Six Israeli Soldiers Killed By Bomb in Gaza Strip
7 Palestinians Dead And 120 Are Hurt In Day of Fighting
By John Ward Anderson
Washington Post Foreign Service
Wednesday, May 12, 2004; Page A15
JERUSALEM, May 11 -- Palestinian guerrillas detonated a bomb under an Israeli armored personnel carrier in the Gaza Strip early Tuesday, killing six soldiers in one of the deadliest attacks on Israeli troops in 18 months, Israeli army officials and Palestinian witnesses said.
The bombing, which occurred at 6:30 a.m., followed a night of running gun battles between dozens of Palestinian militants and Israeli troops, tanks and helicopters. Fighting continued throughout the day, and at least seven Palestinians were killed and 120 injured, according to Jumaa Saqqa, a spokesman for Shifa Hospital in Gaza City.
The killing of the six soldiers marked the highest one-day death toll for the Israeli army since November 2002, when nine soldiers and three settlement security officers were killed in an ambush by Palestinians in the West Bank city of Hebron.
The radical groups Hamas and Islamic Jihad each asserted responsibility for the bombing. Islamic Jihad's statement said the device contained 110 pounds of explosives; an Israeli government official said the military estimated it to have been about 220 pounds.
An Israeli army spokesman said the personnel carrier was carrying explosives, which apparently magnified the intensity of a blast that tore the vehicle into small pieces of scrap metal. For several hours, fighting prevented Israeli soldiers from retrieving the remains of the vehicle's crew, witnesses said.
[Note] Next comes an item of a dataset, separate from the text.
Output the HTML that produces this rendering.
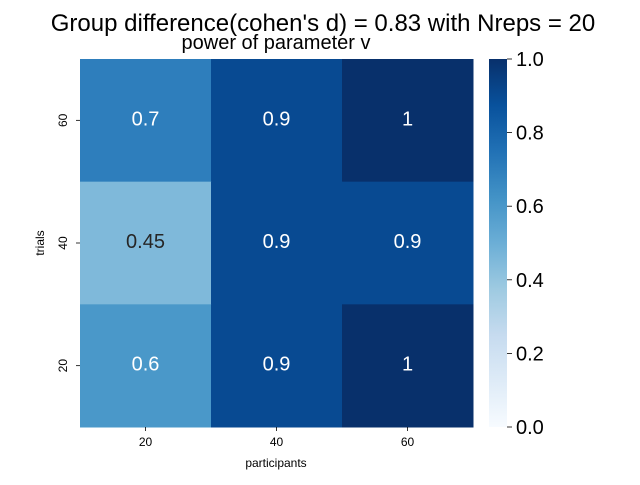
<!DOCTYPE html>
<html><head><meta charset="utf-8"><style>
body{margin:0;background:#fff;font-family:"Liberation Sans",Arial,sans-serif}
svg text{font-family:"Liberation Sans",Arial,sans-serif}
</style></head><body>
<svg id="chart" width="640" height="480" xmlns="http://www.w3.org/2000/svg">
<text x="323" y="31" font-size="24" text-anchor="middle" fill="#000">Group difference(cohen's d) = 0.83 with Nreps = 20</text>
<text x="276" y="49" font-size="20" text-anchor="middle" fill="#000">power of parameter v</text>
<g id="cells"></g>
<g id="axes"></g>
<defs><linearGradient id="cbgrad" x1="0" y1="1" x2="0" y2="0">
<stop offset="0" stop-color="#f7fbff"/><stop offset="0.125" stop-color="#deebf7"/><stop offset="0.25" stop-color="#c6dbef"/><stop offset="0.375" stop-color="#9ecae1"/><stop offset="0.5" stop-color="#6baed6"/><stop offset="0.625" stop-color="#4292c6"/><stop offset="0.75" stop-color="#2171b5"/><stop offset="0.875" stop-color="#08519c"/><stop offset="1" stop-color="#08306b"/>
</linearGradient></defs>
<rect x="489" y="59" width="18" height="368" fill="url(#cbgrad)"/>
<g id="cbticks"></g>
<text x="276" y="467" font-size="12" text-anchor="middle">participants</text>
<text x="44" y="243" font-size="12" text-anchor="middle" transform="rotate(-90 44 243)">trials</text>
</svg>
<script>
const participants=["20","40","60"];
const trials=["60","40","20"];
const values=[[0.7,0.9,1],[0.45,0.9,0.9],[0.6,0.9,1]];
const labels=[["0.7","0.9","1"],["0.45","0.9","0.9"],["0.6","0.9","1"]];
const cbTicks=[0,0.2,0.4,0.6,0.8,1.0];
const NS="http://www.w3.org/2000/svg";
const X0=80,X1=473,Y0=59,Y1=427;
const cw=(X1-X0)/participants.length, ch=(Y1-Y0)/trials.length;
const xPos=i=>X0+i*cw, yPos=j=>Y0+j*ch;
const cbY=v=>427-v*368;
const stops=[[0,[247,251,255]],[0.125,[222,235,247]],[0.25,[198,219,239]],[0.375,[158,202,225]],[0.5,[107,174,214]],[0.625,[66,146,198]],[0.75,[33,113,181]],[0.875,[8,81,156]],[1,[8,48,107]]];
function blues(v){for(let k=1;k<stops.length;k++){if(v<=stops[k][0]){const a=stops[k-1],b=stops[k],t=(v-a[0])/(b[0]-a[0]);return "rgb("+a[1].map((c,i)=>Math.round(c+(b[1][i]-c)*t)).join(",")+")";}}return "rgb(8,48,107)";}
function mk(t,attrs,txt){const e=document.createElementNS(NS,t);for(const k in attrs)e.setAttribute(k,attrs[k]);if(txt!==undefined)e.textContent=txt;return e;}
const cells=document.getElementById("cells"),axes=document.getElementById("axes"),cb=document.getElementById("cbticks");
trials.forEach((tr,j)=>{participants.forEach((p,i)=>{
 const v=values[j][i];
 const r=mk("rect",{x:xPos(i),y:yPos(j),width:cw+0.5,height:ch+0.5,fill:blues(v)});
 
 
 cells.appendChild(r);
 const t=mk("text",{x:xPos(i)+cw/2,y:yPos(j)+ch/2+5,"font-size":20,"text-anchor":"middle",fill:v>0.5?"#fff":"#262626"},labels[j][i]);
 
 
 cells.appendChild(t);
});});
participants.forEach((p,i)=>{
 const x=xPos(i)+cw/2;
 const l=mk("line",{x1:x,x2:x,y1:Y1,y2:Y1+4,stroke:"#000","stroke-width":0.8});
 
 
 axes.appendChild(l);
 const t=mk("text",{x:x,y:Y1+19,"font-size":12,"text-anchor":"middle"},p);
 
 
 axes.appendChild(t);
});
trials.forEach((tr,j)=>{
 const y=yPos(j)+ch/2;
 const l=mk("line",{x1:X0-4,x2:X0,y1:y,y2:y,stroke:"#000","stroke-width":0.8});
 
 
 axes.appendChild(l);
 const t=mk("text",{x:67,y:y,"font-size":12,"text-anchor":"middle",transform:"rotate(-90 67 "+y+")"},tr);
 
 
 axes.appendChild(t);
});
cbTicks.forEach(v=>{
 const y=cbY(v);
 const l=mk("line",{x1:507,x2:512,y1:y,y2:y,stroke:"#000","stroke-width":0.8});
 
 
 cb.appendChild(l);
 const t=mk("text",{x:516,y:y+7,"font-size":20},v.toFixed(1));
 
 
 cb.appendChild(t);
});
</script>
</body></html>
Palestinians paraded through several Gaza neighborhoods displaying body parts, and Palestinian television crews filmed men identified as members of Islamic Jihad holding aloft the head of an Israeli soldier in an empty rice bag. News services later quoted a militant leader as saying the remains would not be turned over until Israel halted raids into Gaza and opened talks on releasing Palestinian prisoners.
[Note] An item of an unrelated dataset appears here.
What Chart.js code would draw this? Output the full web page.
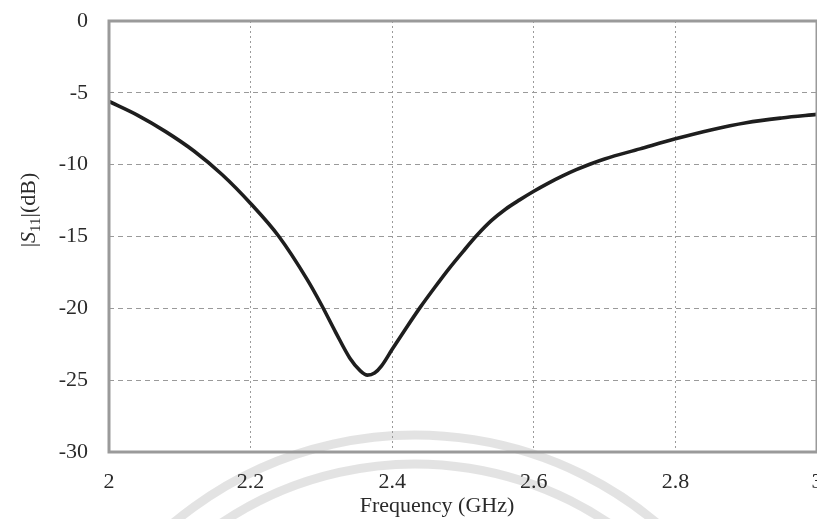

"The way they behaved with the bodies of our soldiers -- and they did it in front of the cameras -- proved to the world what we are saying: that we are dealing with barbarians," Justice Minister Yosef Lapid said in an interview.
Secretary of State Colin L. Powell called Foreign Minister Silvan Shalom to express condolences "for the very difficult situation faced by Israeli forces there today," according to Richard Boucher, a State Department spokesman.
"I think we're all very concerned, shocked by the reports we've seen out of Gaza," Boucher said.
Prime Minister Ariel Sharon of Israel scheduled a meeting of his security cabinet Tuesday night to discuss how to respond, his office said in a statement.
The killings appeared likely to intensify debate about Sharon's proposal to remove 7,500 Jewish settlers and thousands of troops from the Gaza Strip, which is populated by about 1.2 million Palestinians. Members of Sharon's Likud Party rejected the plan in a non-binding referendum nine days ago, but Sharon has vowed to pursue it.
Much of the Israeli opposition to Sharon's proposal comes from occupants of Jewish settlements in Gaza and the West Bank and their supporters. Others say that because the plan is not part of a negotiated peace agreement, it would be seen as rewarding Palestinian terrorism and encourage more fighting.
Ephraim Yaar, a pollster and political scientist at Tel Aviv University, said Tuesday's killings "may convince the government, particularly Sharon, to be more decisive about his plan and say that they are going to implement it" by ignoring the referendum and taking the plan directly to Sharon's cabinet or to Israel's parliament. "The effect may be to speed the plan up or make the Israeli government more resolved," Yaar said.
Saeb Erekat, the chief Palestinian negotiator with Israel, said Sharon's disengagement plan was partly to blame for Tuesday's bloodshed.